Forensic linguistic analysis has not been shown to be a reliable method of ascertaining authorship, as evidenced by the fact that the Court is unable to find any instances wherein testimony pertaining to the linguistic method has been permitted, and further evidenced by the fact that the Federal Bureau of Investigation is unable to use the results of the linguistic method as positive identification.
Forensic linguistic analysis is unlike fingerprint identification, ballistics identification or even voice spectrograph where the subject of that analysis is considered by the scientific community to be a unique characteristic. Further, once a similarity or dissimilarity is found, the forensic linguistic analyst uses his subjective judgment and expertise to assign a weight of significance to each particular difference, thus giving rise to an element of speculation which is not present in the other mentioned tests. The potential for the jury to be mislead by the use of a linguistic analysis is ever present.
Finally, this Court is cognizant of another danger present in the use of the linguistic method, namely the problem of determining authorship in a questioned document. The questioned document or sample could have been copied from another source, dictated by another person, or deliberately disguised in an attempt to imitate distinctive styles which would implicate a third person. See Testimony of Furgerson, Transcript, June 8, 1982, at 57.
In summary, this Court has exercised its discretion and holds that linguistic analysis is not admissible in the instant case, with or without the use of expert testimony. It is inadmissible as expert testimony because the method has not been shown to be trustworthy, reliable, accurate, or conforming to a generally accepted scientific theory. The probative value of the testimony is outweighed by the potential that the jury will be mislead and defendant's right to a fair trial is further jeopardized by the undue weight such testimony would carry with the jurors, which would result in possible mistake or confusion.

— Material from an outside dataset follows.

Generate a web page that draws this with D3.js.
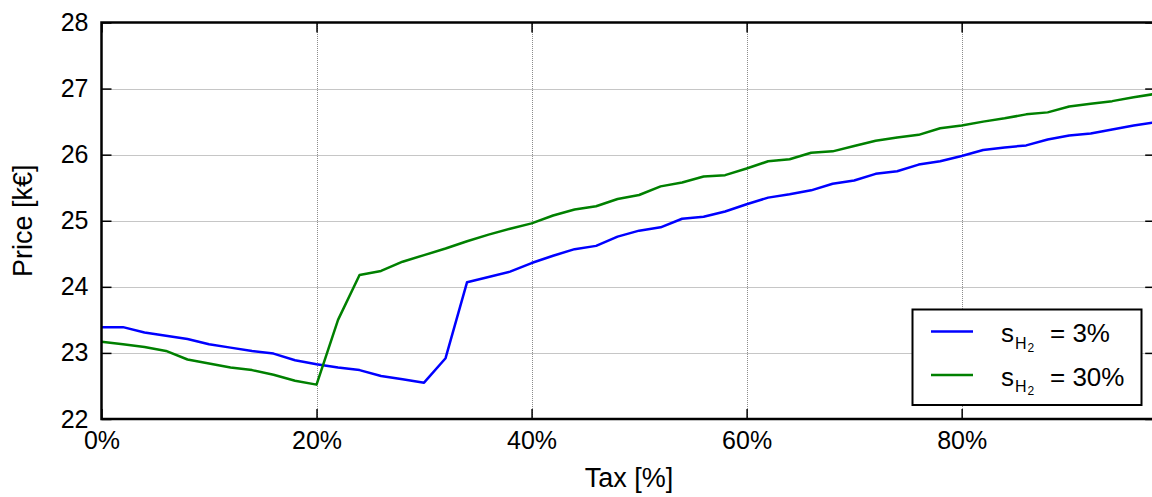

The evidence is also inadmissible without the aid of an expert. Dr. Miron concedes that such testimony could not be evaluated properly by the jury without the aid of an expert. The evidence itself is inherently untrustworthy, and this inherent defect cannot be cured by presenting the testimony without the aid of an expert.
The Court therefore denies the request of the Government for additional handwriting exemplars; and after exercising its discretion, the Court holds that the Government's Motion in Limine is also denied, and the Government will not be permitted to introduce known exemplars of the Defendant's writings for the purposes of stylistic comparisons with the anonymous communications.